Code that draws figures:
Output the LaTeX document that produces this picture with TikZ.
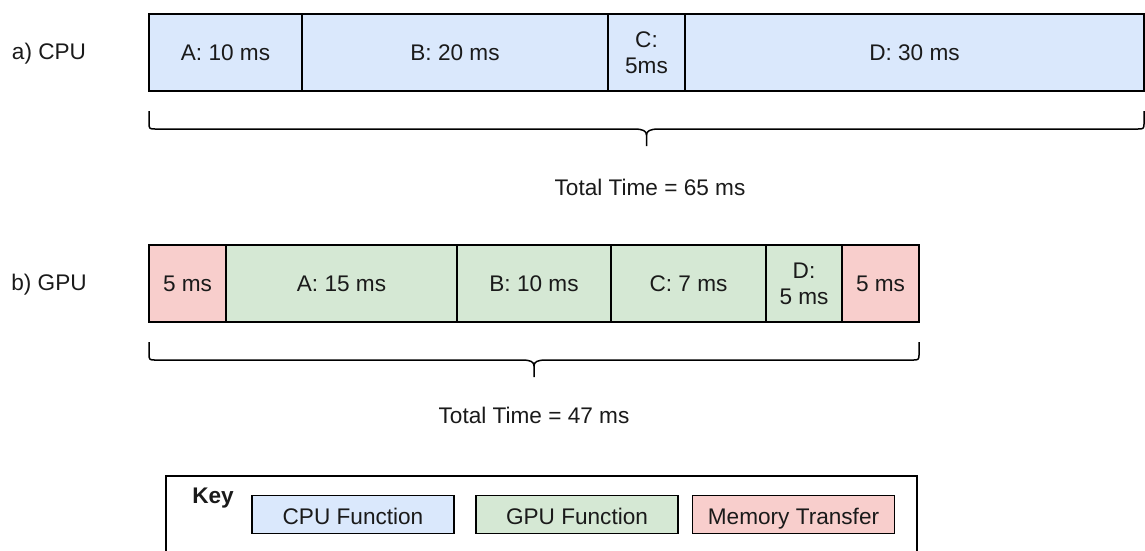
\documentclass[tikz,border=0pt]{standalone}
\usepackage{fontspec}
\setmainfont{Liberation Sans}
\definecolor{cpuc}{HTML}{DAE8FC}
\definecolor{gpuc}{HTML}{D5E8D4}
\definecolor{memc}{HTML}{F8CECC}
\definecolor{txt}{HTML}{1A1A1A}
\newcommand{\dfont}{\fontsize{22.6}{26}\selectfont}
\begin{document}
\begin{tikzpicture}[x=1pt,y=-1pt,
  seg/.style={draw=black, line width=1.3pt, minimum height=77pt, inner sep=0pt, align=center, font=\dfont, text=txt},
  keyitem/.style={draw=black, line width=1.3pt, minimum height=38.5pt, minimum width=202pt, inner sep=0pt, font=\dfont, text=txt, text height=21pt, text depth=1pt},
  lbl/.style={font=\dfont, text=txt, inner sep=0pt, text height=16.5pt, text depth=4.5pt},
  brace/.style={draw=black, line width=1.5pt, line join=round}]
\useasboundingbox (0,0) rectangle (1145,550);
% row labels
\node[lbl] (la) at (49,53) {a) CPU};
\node[lbl] (lb) at (49,284) {b) GPU};
% CPU row
\node[seg, fill=cpuc, minimum width=153pt] (ca) at (225.5,52.5) {A: 10 ms};
\node[seg, fill=cpuc, minimum width=306pt] (cb) at (455,52.5) {B: 20 ms};
\node[seg, fill=cpuc, minimum width=77pt] (cc) at (646.5,52.5) {C:\\5ms};
\node[seg, fill=cpuc, minimum width=459pt] (cd) at (914.5,52.5) {D: 30 ms};
% CPU brace
\draw[brace] (149,111) -- (149,122) .. controls (149,129) .. (156,129) -- (634,129)
  .. controls (643,129) and (646.5,131) .. (646.5,135) -- (646.5,146);
\draw[brace] (646.5,135) .. controls (646.5,131) and (650,129) .. (659,129) -- (1137,129)
  .. controls (1144,129) .. (1144,122) -- (1144,111);
\node[lbl] (tc) at (650,189) {Total Time = 65 ms};
% GPU row
\node[seg, fill=memc, minimum width=77pt] (gm1) at (187.5,283.5) {5 ms};
\node[seg, fill=gpuc, minimum width=231pt] (ga) at (341.5,283.5) {A: 15 ms};
\node[seg, fill=gpuc, minimum width=154pt] (gb) at (534,283.5) {B: 10 ms};
\node[seg, fill=gpuc, minimum width=155pt] (gc) at (688.5,283.5) {C: 7 ms};
\node[seg, fill=gpuc, minimum width=76pt] (gd) at (804,283.5) {D:\\5 ms};
\node[seg, fill=memc, minimum width=77pt] (gm2) at (880.5,283.5) {5 ms};
% GPU brace
\draw[brace] (149,342) -- (149,353) .. controls (149,360) .. (156,360) -- (522,360)
  .. controls (531,360) and (534,362) .. (534,366) -- (534,377);
\draw[brace] (534,366) .. controls (534,362) and (537,360) .. (546,360) -- (912,360)
  .. controls (919,360) .. (919,353) -- (919,342);
\node[lbl] (tg) at (534,417) {Total Time = 47 ms};
% Key
\draw[line width=1.3pt] (166,580) -- (166,476) -- (917,476) -- (917,580);
\node[lbl, font=\dfont\bfseries] (key) at (213,497) {Key};
\node[keyitem, fill=cpuc] (kc) at (353,514.5) {CPU Function};
\node[keyitem, fill=gpuc] (kg) at (577,514.5) {GPU Function};
\node[keyitem, fill=memc] (km) at (793.5,514.5) {Memory Transfer};
\end{tikzpicture}
\end{document}
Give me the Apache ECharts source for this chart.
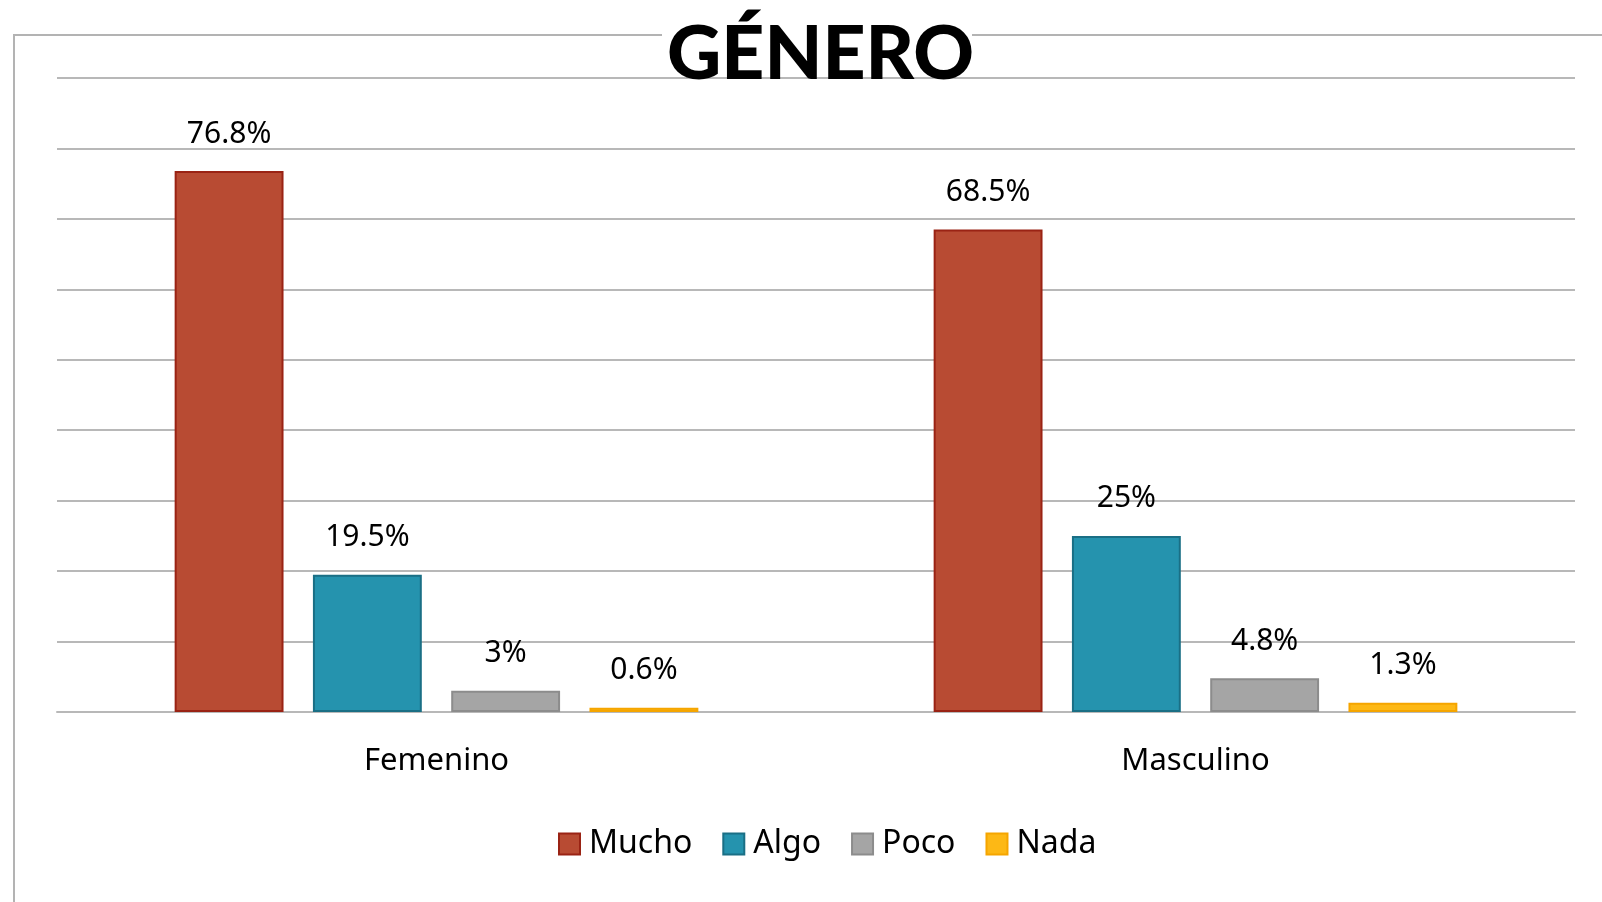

SET PROBLEM:
Print all the records again exactly; do not include any picture.

REPLY:
Output the LaTeX document that produces this picture with TikZ.
\documentclass[tikz,border=0pt]{standalone}
\usepackage{fontspec}
\setmainfont{Liberation Sans}
\definecolor{cpuc}{HTML}{DAE8FC}
\definecolor{gpuc}{HTML}{D5E8D4}
\definecolor{memc}{HTML}{F8CECC}
\definecolor{txt}{HTML}{1A1A1A}
\newcommand{\dfont}{\fontsize{22.6}{26}\selectfont}
\begin{document}
\begin{tikzpicture}[x=1pt,y=-1pt,
  seg/.style={draw=black, line width=1.3pt, minimum height=77pt, inner sep=0pt, align=center, font=\dfont, text=txt},
  keyitem/.style={draw=black, line width=1.3pt, minimum height=38.5pt, minimum width=202pt, inner sep=0pt, font=\dfont, text=txt, text height=21pt, text depth=1pt},
  lbl/.style={font=\dfont, text=txt, inner sep=0pt, text height=16.5pt, text depth=4.5pt},
  brace/.style={draw=black, line width=1.5pt, line join=round}]
\useasboundingbox (0,0) rectangle (1145,550);
% row labels
\node[lbl] (la) at (49,53) {a) CPU};
\node[lbl] (lb) at (49,284) {b) GPU};
% CPU row
\node[seg, fill=cpuc, minimum width=153pt] (ca) at (225.5,52.5) {A: 10 ms};
\node[seg, fill=cpuc, minimum width=306pt] (cb) at (455,52.5) {B: 20 ms};
\node[seg, fill=cpuc, minimum width=77pt] (cc) at (646.5,52.5) {C:\\5ms};
\node[seg, fill=cpuc, minimum width=459pt] (cd) at (914.5,52.5) {D: 30 ms};
% CPU brace
\draw[brace] (149,111) -- (149,122) .. controls (149,129) .. (156,129) -- (634,129)
  .. controls (643,129) and (646.5,131) .. (646.5,135) -- (646.5,146);
\draw[brace] (646.5,135) .. controls (646.5,131) and (650,129) .. (659,129) -- (1137,129)
  .. controls (1144,129) .. (1144,122) -- (1144,111);
\node[lbl] (tc) at (650,189) {Total Time = 65 ms};
% GPU row
\node[seg, fill=memc, minimum width=77pt] (gm1) at (187.5,283.5) {5 ms};
\node[seg, fill=gpuc, minimum width=231pt] (ga) at (341.5,283.5) {A: 15 ms};
\node[seg, fill=gpuc, minimum width=154pt] (gb) at (534,283.5) {B: 10 ms};
\node[seg, fill=gpuc, minimum width=155pt] (gc) at (688.5,283.5) {C: 7 ms};
\node[seg, fill=gpuc, minimum width=76pt] (gd) at (804,283.5) {D:\\5 ms};
\node[seg, fill=memc, minimum width=77pt] (gm2) at (880.5,283.5) {5 ms};
% GPU brace
\draw[brace] (149,342) -- (149,353) .. controls (149,360) .. (156,360) -- (522,360)
  .. controls (531,360) and (534,362) .. (534,366) -- (534,377);
\draw[brace] (534,366) .. controls (534,362) and (537,360) .. (546,360) -- (912,360)
  .. controls (919,360) .. (919,353) -- (919,342);
\node[lbl] (tg) at (534,417) {Total Time = 47 ms};
% Key
\draw[line width=1.3pt] (166,580) -- (166,476) -- (917,476) -- (917,580);
\node[lbl, font=\dfont\bfseries] (key) at (213,497) {Key};
\node[keyitem, fill=cpuc] (kc) at (353,514.5) {CPU Function};
\node[keyitem, fill=gpuc] (kg) at (577,514.5) {GPU Function};
\node[keyitem, fill=memc] (km) at (793.5,514.5) {Memory Transfer};
\end{tikzpicture}
\end{document}
Give me the Apache ECharts source for this chart.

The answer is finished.